Quantum Properties Trojans (QuPTs) for Attacking Quantum Neural Networks
This addresses security vulnerabilities in quantum machine learning for researchers and practitioners, but it is incremental as it builds on existing Trojan attack concepts in classical or hybrid systems.
The paper tackled the security of quantum neural networks (QNNs) by proposing Quantum Properties Trojans (QuPTs) for attacks, resulting in a 23% accuracy deterioration in a compromised QNN.

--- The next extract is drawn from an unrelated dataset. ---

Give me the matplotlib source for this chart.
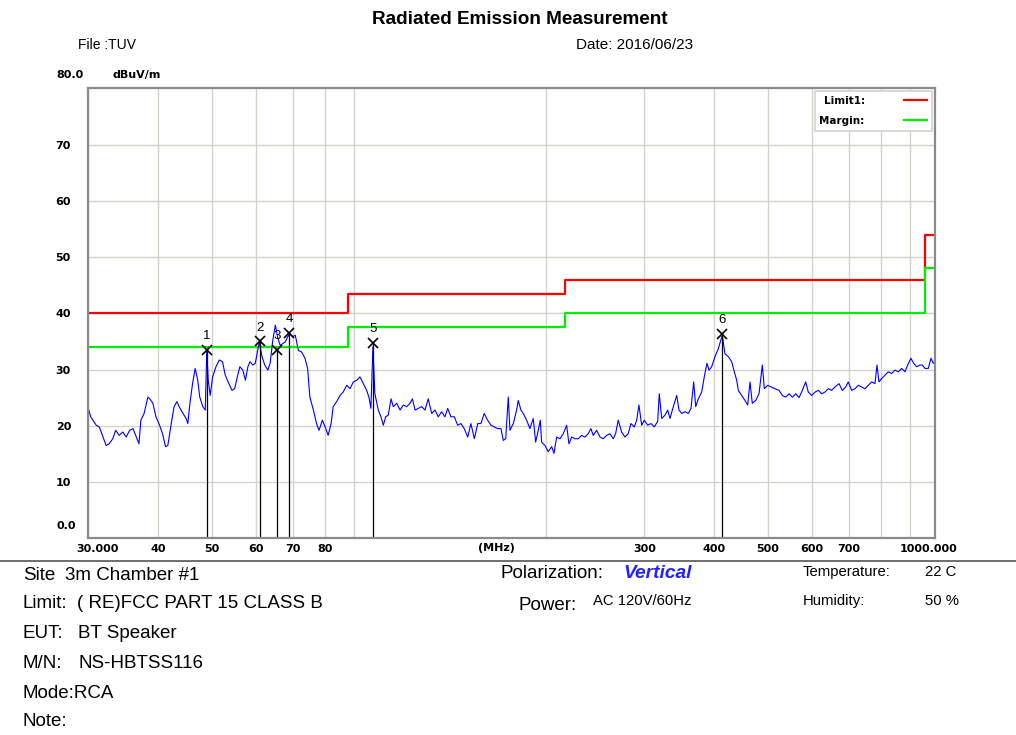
import matplotlib
matplotlib.use("Agg")
import matplotlib.pyplot as plt
from matplotlib.lines import Line2D
from matplotlib.ticker import NullFormatter
from matplotlib.transforms import ScaledTranslation

plt.rcParams['font.family'] = ['Liberation Sans', 'DejaVu Sans']

# Measured emission trace (MHz, dBuV/m)
trace_freq = [
    30.0, 30.3, 31.0, 31.4, 31.8, 32.3, 32.7, 33.2, 33.6, 34.1, 34.6, 35.1, 35.6, 36.1, 36.6, 37.0,
    37.3, 37.8, 38.4, 38.7, 39.2, 39.7, 40.3, 40.8, 41.3, 41.7, 42.3, 42.8, 43.3, 43.7, 44.4, 45.0,
    45.3, 45.7, 46.2, 46.7, 47.2, 47.6, 48.2, 48.7, 49.0, 49.3, 49.7, 50.2, 50.9, 51.6, 52.3, 52.9,
    53.7, 54.4, 55.0, 55.7, 56.2, 56.9, 57.5, 58.1, 58.6, 59.3, 59.9, 60.5, 60.9, 61.6, 62.3, 63.1,
    63.7, 64.4, 65.1, 65.7, 66.4, 67.1, 67.8, 68.5, 69.2, 69.9, 70.7, 71.6, 72.6, 73.6, 74.4, 75.1,
    76.2, 77.2, 78.0, 79.1, 80.2, 81.0, 82.0, 82.7, 83.9, 85.1, 86.2, 87.5, 88.7, 89.9, 91.2, 92.4,
    93.7, 95.0, 95.9, 96.7, 97.5, 98.3, 99.7, 100.8, 101.8, 102.8, 103.9, 105.1, 106.1, 107.6, 109.1,
    110.6, 112.1, 113.7, 114.8, 116.1, 117.7, 119.3, 121.0, 122.6, 124.4, 126.1, 127.8, 129.6, 131.4,
    132.9, 134.7, 136.6, 138.5, 140.4, 142.3, 144.4, 146.3, 148.4, 150.5, 152.5, 154.6, 156.8, 159.0,
    161.2, 163.4, 165.7, 167.3, 169.0, 170.8, 172.0, 174.4, 176.8, 178.0, 180.0, 181.7, 184.3, 186.8,
    189.4, 191.3, 193.4, 195.0, 196.1, 198.8, 201.5, 204.4, 206.4, 208.7, 211.6, 214.5, 217.5, 219.6,
    222.1, 225.1, 228.2, 231.4, 234.6, 237.9, 240.5, 242.8, 246.3, 249.7, 253.1, 256.7, 260.2, 263.8,
    266.4, 269.3, 273.1, 276.9, 280.7, 283.9, 287.8, 290.7, 293.4, 296.8, 300.0, 304.3, 308.4, 312.7,
    317.1, 319.2, 322.4, 326.9, 330.5, 333.7, 338.3, 343.1, 346.4, 350.3, 355.1, 360.0, 364.0, 368.1,
    371.2, 375.2, 380.5, 384.6, 388.9, 392.2, 396.6, 402.0, 407.6, 414.4, 419.0, 424.8, 430.8, 435.5,
    439.9, 442.8, 449.1, 455.3, 460.4, 464.8, 469.2, 475.9, 482.5, 489.1, 493.2, 500.2, 507.1, 515.5,
    524.2, 531.4, 538.9, 546.3, 553.8, 561.7, 569.4, 577.2, 585.4, 591.7, 600.1, 608.4, 616.8, 625.5,
    634.1, 642.8, 651.9, 660.8, 671.9, 681.2, 690.8, 698.3, 708.2, 717.9, 727.8, 738.1, 748.3, 758.6,
    769.3, 779.9, 786.4, 792.9, 801.8, 812.9, 824.1, 835.7, 847.2, 858.9, 871.1, 883.1, 893.0, 905.3,
    915.5, 926.9, 939.7, 948.7, 959.4, 972.6, 983.5, 992.9, 1000.0,
]
trace_level = [
    23.1, 21.6, 20.1, 19.8, 18.3, 16.5, 16.8, 17.7, 19.2, 18.3, 18.9, 18.0, 19.2, 19.5, 18.0, 16.8,
    21.0, 22.2, 25.1, 24.8, 24.0, 21.6, 20.1, 18.6, 16.3, 16.5, 20.4, 23.4, 24.3, 23.4, 22.2, 21.3,
    20.4, 24.0, 27.5, 30.2, 28.1, 25.1, 23.4, 22.8, 33.5, 28.1, 25.4, 28.7, 30.5, 31.7, 31.4, 29.0,
    27.5, 26.3, 26.6, 29.0, 30.5, 29.9, 28.1, 30.5, 31.4, 30.8, 31.1, 33.4, 34.9, 32.3, 30.8, 29.9,
    31.1, 35.2, 37.9, 35.8, 34.3, 34.6, 34.9, 35.8, 36.4, 35.8, 36.1, 33.4, 33.1, 32.0, 30.2, 25.1,
    22.8, 20.4, 19.2, 21.0, 19.5, 18.3, 20.4, 23.4, 24.3, 25.4, 26.0, 27.2, 26.6, 27.8, 28.1, 28.7,
    27.5, 26.3, 25.1, 23.1, 34.0, 25.7, 22.8, 21.6, 20.1, 21.6, 21.9, 24.8, 23.4, 24.0, 22.8,
    23.7, 23.4, 24.0, 24.8, 22.8, 23.1, 23.4, 22.8, 24.8, 22.2, 22.8, 21.6, 22.5, 21.6,
    23.1, 21.6, 21.6, 20.1, 20.4, 19.5, 18.0, 20.4, 17.7, 20.4, 20.4, 22.2, 21.0, 20.1,
    19.8, 19.5, 19.5, 17.4, 17.7, 25.1, 19.2, 20.4, 22.8, 24.5, 22.8, 22.2, 21.0, 19.5,
    21.3, 17.1, 19.2, 21.0, 17.1, 16.5, 15.4, 16.3, 15.1, 18.0, 17.7, 18.6, 20.1, 16.8,
    18.0, 17.7, 17.7, 18.3, 18.0, 18.6, 19.5, 18.3, 19.2, 18.0, 17.7, 18.3, 18.6, 17.7,
    18.6, 21.0, 18.9, 18.0, 18.6, 20.4, 19.8, 21.0, 23.7, 20.1, 21.0, 20.1, 20.4, 19.8,
    20.8, 25.7, 21.3, 21.9, 22.8, 21.3, 23.4, 25.4, 22.8, 22.2, 22.5, 22.2, 23.1, 27.8,
    23.4, 24.8, 26.0, 28.7, 31.1, 29.9, 30.5, 32.3, 33.7, 36.1, 32.8, 32.3, 31.4, 29.6,
    28.1, 26.3, 25.4, 24.5, 23.7, 27.8, 24.0, 24.5, 25.7, 30.8, 26.6, 27.2, 26.9, 26.6,
    26.3, 25.4, 25.1, 25.7, 25.1, 25.7, 25.0, 26.3, 27.8, 26.0, 25.4, 26.0, 26.3, 25.7,
    26.0, 26.6, 26.3, 26.9, 27.5, 26.3, 26.9, 27.8, 26.3, 26.6, 27.2, 26.9, 26.6, 27.2,
    27.8, 27.5, 30.8, 27.8, 28.4, 29.0, 29.6, 29.3, 29.9, 29.6, 30.2, 29.6, 30.8, 32.0,
    31.1, 30.5, 30.8, 30.8, 30.2, 30.2, 32.0, 31.1, 31.5,
]

# FCC Part 15 class B limit and 6 dB margin line
limit_freq = [30, 88, 216, 960, 1000]
limit_level = [40.0, 43.5, 46.0, 54.0, 54.0]
margin_level = [34.0, 37.5, 40.0, 48.0, 48.0]

# Marked peaks
peak_id = ['1', '2', '3', '4', '5', '6']
peak_freq = [49.0, 61.1, 65.5, 68.9, 97.6, 414.4]
peak_level = [33.5, 35.0, 33.5, 36.5, 34.7, 36.3]

x_ticks = [30, 40, 50, 60, 70, 80, 300, 400, 500, 600, 700, 1000]
x_labels = ['30.000', '40', '50', '60', '70', '80', '300', '400', '500', '600', '700', '1000.000']
y_ticks = [10, 20, 30, 40, 50, 60, 70]

W, H = 1016, 735


def px(x, y):
    return x / W, 1 - y / H


fig = plt.figure(figsize=(W / 100, H / 100), dpi=100)
ax = fig.add_axes([88.3 / W, 1 - 538.3 / H, 846.7 / W, 450 / H])

grid_c = '#d6d2ca'
axis_font = dict(family='DejaVu Sans', weight='bold', size=8)

ax.set_xscale('log')
ax.set_xlim(30, 1000)
ax.set_ylim(0, 80)
ax.set_xticks(x_ticks)
ax.set_xticklabels(x_labels, fontdict=axis_font)
ax.xaxis.set_minor_formatter(NullFormatter())
ax.set_yticks(y_ticks)
ax.set_yticklabels([str(v) for v in y_ticks], fontdict=axis_font, ha='left')
ax.tick_params(axis='both', which='both', length=0)
ax.tick_params(axis='y', pad=23.5)
ax.tick_params(axis='x', pad=4)
ax.grid(True, which='both', axis='x', color=grid_c, lw=1.0)
ax.grid(True, which='major', axis='y', color=grid_c, lw=1.0)
ax.set_axisbelow(True)
for s in ax.spines.values():
    s.set_color('#8a8a8a')
    s.set_linewidth(1.6)

# end labels sit slightly inward
xl = ax.get_xticklabels()
xl[0].set_transform(xl[0].get_transform() + ScaledTranslation(9 / 100, 0, fig.dpi_scale_trans))
xl[-1].set_transform(xl[-1].get_transform() + ScaledTranslation(-6 / 100, 0, fig.dpi_scale_trans))

ax.text(-0.0381, 1.029, '80.0', transform=ax.transAxes, fontdict=axis_font, va='center', ha='left')
ax.text(0.028, 1.029, 'dBuV/m', transform=ax.transAxes, fontdict=axis_font, va='center', ha='left')
ax.text(-0.0381, 0.027, '0.0', transform=ax.transAxes, fontdict=axis_font, va='center', ha='left')
ax.text(0.482, -0.022, '(MHz)', transform=ax.transAxes, fontdict=axis_font, va='center', ha='center')

# limit lines
ax.step(limit_freq, limit_level, where='post', color='#ff0000', lw=1.6, label='Limit1:')
ax.step(limit_freq, margin_level, where='post', color='#00ee00', lw=1.6, label='Margin:')

# emission trace
ax.plot(trace_freq, trace_level, color='#0000ff', lw=0.8)

# peak markers
for pid, f, lv in zip(peak_id, peak_freq, peak_level):
    ax.plot([f, f], [0, lv], color='black', lw=0.9)
    ax.plot(f, lv, marker='x', ms=6.5, mew=1.2, color='black')
    ax.annotate(pid, (f, lv), xytext=(0, 10), textcoords='offset points',
                ha='center', va='center', fontsize=9.5)

leg = ax.legend(loc='upper right', markerfirst=False, frameon=True, fancybox=False,
                handlelength=2.2, handletextpad=3.8, borderaxespad=0.3, borderpad=0.45,
                labelspacing=0.95, prop={'family': 'DejaVu Sans', 'weight': 'bold', 'size': 7.5})
leg.get_frame().set_edgecolor(grid_c)
leg.get_frame().set_linewidth(1.2)
leg.get_frame().set_alpha(1)

# header
fig.text(*px(520, 19), 'Radiated Emission Measurement', fontsize=13.6, fontweight='bold',
         ha='center', va='center')
fig.text(*px(78, 45), 'File :TUV', fontsize=10, ha='left', va='center')
fig.text(*px(576, 45), 'Date: 2016/06/23', fontsize=11, ha='left', va='center')

# separator under the chart
fig.add_artist(Line2D([0, 1], [1 - 560.5 / H] * 2, transform=fig.transFigure, color='#555555', lw=1.2))

# test information block
info = dict(fontsize=13.5, ha='left', va='center')
small = dict(fontsize=10.7, ha='left', va='center')
fig.text(*px(23, 575), 'Site', **info)
fig.text(*px(65, 575), '3m Chamber #1', **info)
fig.text(*px(23, 604), 'Limit:', **info)
fig.text(*px(77, 604), '( RE)FCC PART 15 CLASS B', **info)
fig.text(*px(23, 633), 'EUT:', **info)
fig.text(*px(78, 633), 'BT Speaker', **info)
fig.text(*px(23, 663), 'M/N:', **info)
fig.text(*px(78, 663), 'NS-HBTSS116', **info)
fig.text(*px(23, 693), 'Mode:RCA', **info)
fig.text(*px(23, 722), 'Note:', **info)

fig.text(*px(500, 574), 'Polarization:', **info)
fig.text(*px(623, 574), 'Vertical', fontsize=13.8, fontweight='bold', style='italic', color='#2222ff',
         ha='left', va='center')
fig.text(*px(518, 605), 'Power:', **info)
fig.text(*px(593, 601), 'AC 120V/60Hz', **small)
fig.text(*px(803, 572), 'Temperature:', **small)
fig.text(*px(925, 572), '22 C', **small)
fig.text(*px(803, 601), 'Humidity:', **small)
fig.text(*px(925, 601), '50 %', **small)

fig.savefig('out.png', dpi=100, facecolor='white')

Quantum neural networks (QNN) hold immense potential for the future of quantum machine learning (QML). However, QNN security and robustness remain largely unexplored. In this work, we proposed novel Trojan attacks based on the quantum computing properties in a QNN-based binary classifier. Our proposed Quantum Properties Trojans (QuPTs) are based on the unitary property of quantum gates to insert noise and Hadamard gates to enable superposition to develop Trojans and attack QNNs. We showed that the proposed QuPTs are significantly stealthier and heavily impact the quantum circuits' performance, specifically QNNs. The most impactful QuPT caused a deterioration of 23% accuracy of the compromised QNN under the experimental setup. To the best of our knowledge, this is the first work on the Trojan attack on a fully quantum neural network independent of any hybrid classical-quantum architecture.